Aquello fue un nuevo parteaguas para nuestro grupo. Parecía muy claro que la permanencia en el gobierno había llegado a un límite que no podíamos sobrepasar. Prácticamente sin expectativa de obtenerlo, exigimos en la JRG, a los miembros del partido y a los militares, la investigación inmediata del asesinato y la condena de quienes resultaran responsables; debía ser una condición indispensable para seguir colaborando con el gobierno. Sin embargo, otros concluyeron que –sin negar la necesidad de investigar el hecho– era necesario continuar, proceder a realizar las tres reformas propuestas y ejercer el poco poder del que se disponía para poner fin a los crímenes que nuestros “aliados” cometían contra los militantes demócrata cristianos y muchos otros ciudadanos.

Luego de una semana de forcejeos, el “juego” había terminado: los impulsores de la política de reformas como parte de la guerra habían logrado el objetivo buscado con el asesinato de Mario. El camino del exilio se abrió para una buena parte de nosotros como la única perspectiva, sin posibilidad de defensa ante las amenazas de represión. Una buena parte se incorporó poco después a lo que fue el Frente Democrático Revolucionario. Otros permanecimos en el intento de contribuir a buscar canales que permitieran lograr una salida negociada que limitara los costos de un conflicto armado que se preveía sangriento y no tan corto como ambas partes parecían suponer. Algunos pudieron permanecer en el país.
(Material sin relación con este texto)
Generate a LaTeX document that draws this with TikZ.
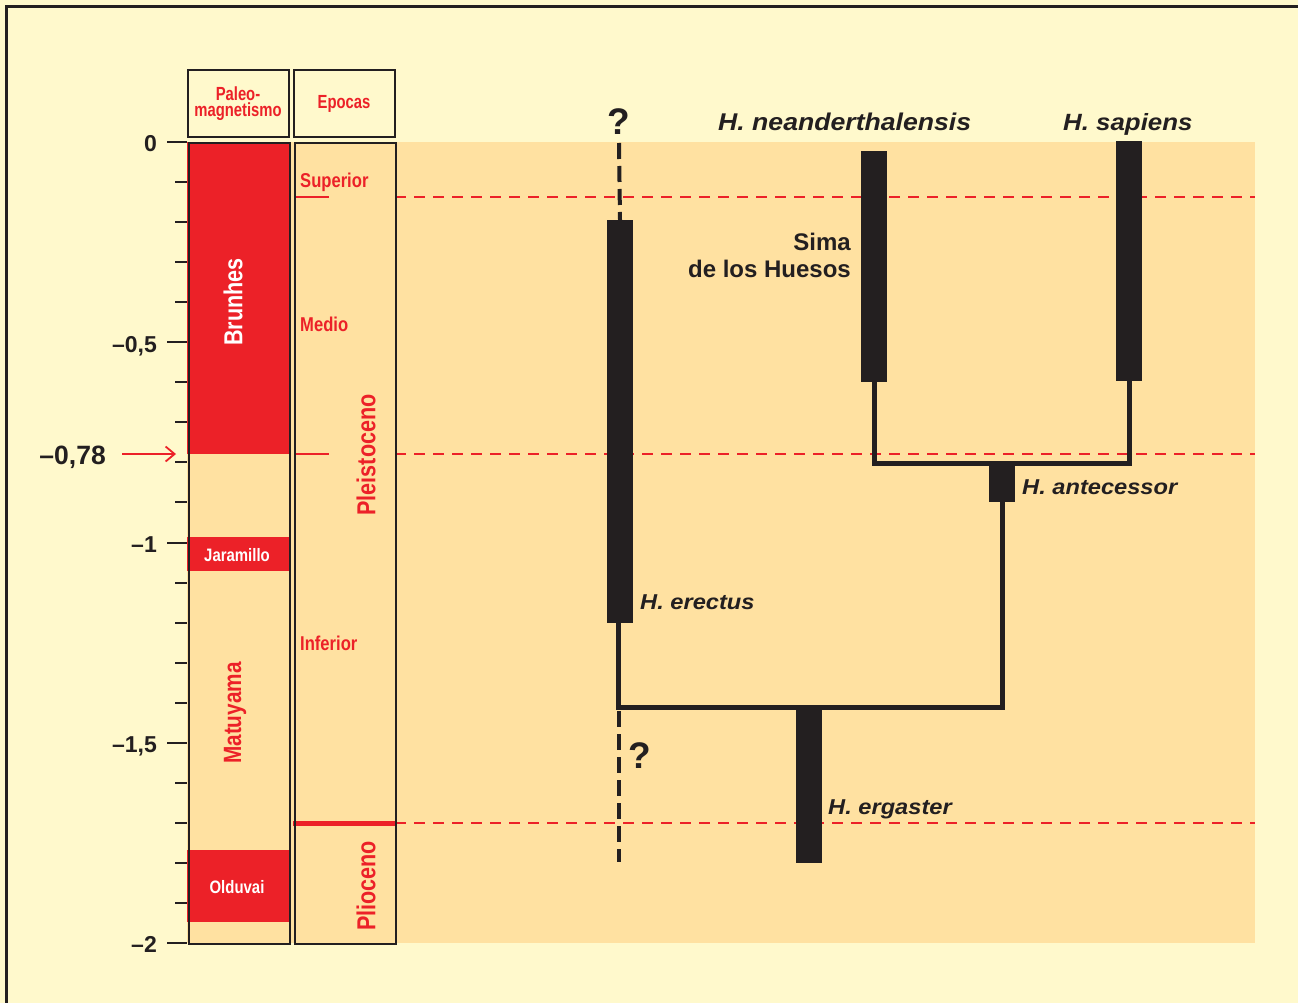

Poco después se decretó la reforma agraria, la estatización de comercio exterior y de la banca, las mismas tres reformas que por unanimidad había acordado apoyar el PDC, pero ahora cambiadas de naturaleza. La guerra comenzó a volverse más intensa. Treinta días después, en un atentado dirigido por el mismo Mayor D'Aubuisson según la Comisión de la Verdad, era asesinado Monseñor Óscar Romero, la principal voz en busca de la pacificación del país, en su caso a partir de la expresión de la verdad y del Evangelio. Aquella acción, que según el Vaticano fue realizada “por odio a la fe”, terminó de cerrar las posibilidades de encontrar caminos diferentes a los de la violencia fraticida.